### Set problem
Pictures in the data below are not part of the copy; transcribe everything else exactly.

------------------------

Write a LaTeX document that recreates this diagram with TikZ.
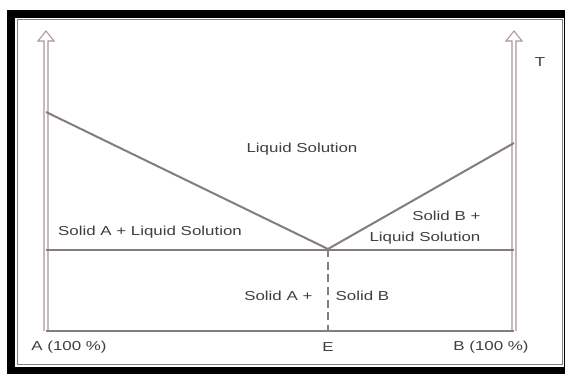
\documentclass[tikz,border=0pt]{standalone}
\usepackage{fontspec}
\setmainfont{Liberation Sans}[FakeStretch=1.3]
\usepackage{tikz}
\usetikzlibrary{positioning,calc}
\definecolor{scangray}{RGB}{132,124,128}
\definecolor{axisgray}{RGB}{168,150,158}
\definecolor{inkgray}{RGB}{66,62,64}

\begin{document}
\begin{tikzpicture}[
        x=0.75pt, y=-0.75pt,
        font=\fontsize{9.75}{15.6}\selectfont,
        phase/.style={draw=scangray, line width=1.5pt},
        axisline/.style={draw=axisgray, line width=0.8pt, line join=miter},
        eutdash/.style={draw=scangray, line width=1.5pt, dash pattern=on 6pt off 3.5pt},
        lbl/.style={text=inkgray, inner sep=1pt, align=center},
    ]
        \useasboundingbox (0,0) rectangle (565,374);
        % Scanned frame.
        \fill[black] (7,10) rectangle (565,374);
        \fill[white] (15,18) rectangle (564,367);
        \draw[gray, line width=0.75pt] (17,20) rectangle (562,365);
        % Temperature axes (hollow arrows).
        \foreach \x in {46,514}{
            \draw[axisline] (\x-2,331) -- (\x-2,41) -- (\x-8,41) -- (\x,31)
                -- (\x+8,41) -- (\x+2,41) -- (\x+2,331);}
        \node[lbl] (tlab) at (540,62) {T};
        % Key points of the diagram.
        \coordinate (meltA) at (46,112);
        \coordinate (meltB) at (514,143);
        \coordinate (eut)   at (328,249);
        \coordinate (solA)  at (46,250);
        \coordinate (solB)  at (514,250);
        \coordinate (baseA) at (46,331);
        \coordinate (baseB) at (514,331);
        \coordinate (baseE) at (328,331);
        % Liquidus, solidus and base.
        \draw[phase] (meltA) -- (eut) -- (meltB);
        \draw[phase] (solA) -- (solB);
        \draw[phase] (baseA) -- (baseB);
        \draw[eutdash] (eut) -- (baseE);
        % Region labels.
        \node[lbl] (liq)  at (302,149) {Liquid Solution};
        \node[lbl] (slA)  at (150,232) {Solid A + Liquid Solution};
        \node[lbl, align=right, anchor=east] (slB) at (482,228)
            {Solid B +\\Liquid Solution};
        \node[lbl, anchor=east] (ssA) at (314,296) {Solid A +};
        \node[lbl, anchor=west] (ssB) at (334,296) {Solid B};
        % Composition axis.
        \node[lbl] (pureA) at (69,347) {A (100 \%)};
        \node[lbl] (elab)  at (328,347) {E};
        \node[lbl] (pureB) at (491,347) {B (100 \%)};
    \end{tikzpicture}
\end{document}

------------------------

### Expected output
Write a LaTeX document that recreates this diagram with TikZ.
\documentclass[tikz,border=0pt]{standalone}
\usepackage{fontspec}
\setmainfont{Liberation Sans}[FakeStretch=1.3]
\usepackage{tikz}
\usetikzlibrary{positioning,calc}
\definecolor{scangray}{RGB}{132,124,128}
\definecolor{axisgray}{RGB}{168,150,158}
\definecolor{inkgray}{RGB}{66,62,64}

\begin{document}
\begin{tikzpicture}[
        x=0.75pt, y=-0.75pt,
        font=\fontsize{9.75}{15.6}\selectfont,
        phase/.style={draw=scangray, line width=1.5pt},
        axisline/.style={draw=axisgray, line width=0.8pt, line join=miter},
        eutdash/.style={draw=scangray, line width=1.5pt, dash pattern=on 6pt off 3.5pt},
        lbl/.style={text=inkgray, inner sep=1pt, align=center},
    ]
        \useasboundingbox (0,0) rectangle (565,374);
        % Scanned frame.
        \fill[black] (7,10) rectangle (565,374);
        \fill[white] (15,18) rectangle (564,367);
        \draw[gray, line width=0.75pt] (17,20) rectangle (562,365);
        % Temperature axes (hollow arrows).
        \foreach \x in {46,514}{
            \draw[axisline] (\x-2,331) -- (\x-2,41) -- (\x-8,41) -- (\x,31)
                -- (\x+8,41) -- (\x+2,41) -- (\x+2,331);}
        \node[lbl] (tlab) at (540,62) {T};
        % Key points of the diagram.
        \coordinate (meltA) at (46,112);
        \coordinate (meltB) at (514,143);
        \coordinate (eut)   at (328,249);
        \coordinate (solA)  at (46,250);
        \coordinate (solB)  at (514,250);
        \coordinate (baseA) at (46,331);
        \coordinate (baseB) at (514,331);
        \coordinate (baseE) at (328,331);
        % Liquidus, solidus and base.
        \draw[phase] (meltA) -- (eut) -- (meltB);
        \draw[phase] (solA) -- (solB);
        \draw[phase] (baseA) -- (baseB);
        \draw[eutdash] (eut) -- (baseE);
        % Region labels.
        \node[lbl] (liq)  at (302,149) {Liquid Solution};
        \node[lbl] (slA)  at (150,232) {Solid A + Liquid Solution};
        \node[lbl, align=right, anchor=east] (slB) at (482,228)
            {Solid B +\\Liquid Solution};
        \node[lbl, anchor=east] (ssA) at (314,296) {Solid A +};
        \node[lbl, anchor=west] (ssB) at (334,296) {Solid B};
        % Composition axis.
        \node[lbl] (pureA) at (69,347) {A (100 \%)};
        \node[lbl] (elab)  at (328,347) {E};
        \node[lbl] (pureB) at (491,347) {B (100 \%)};
    \end{tikzpicture}
\end{document}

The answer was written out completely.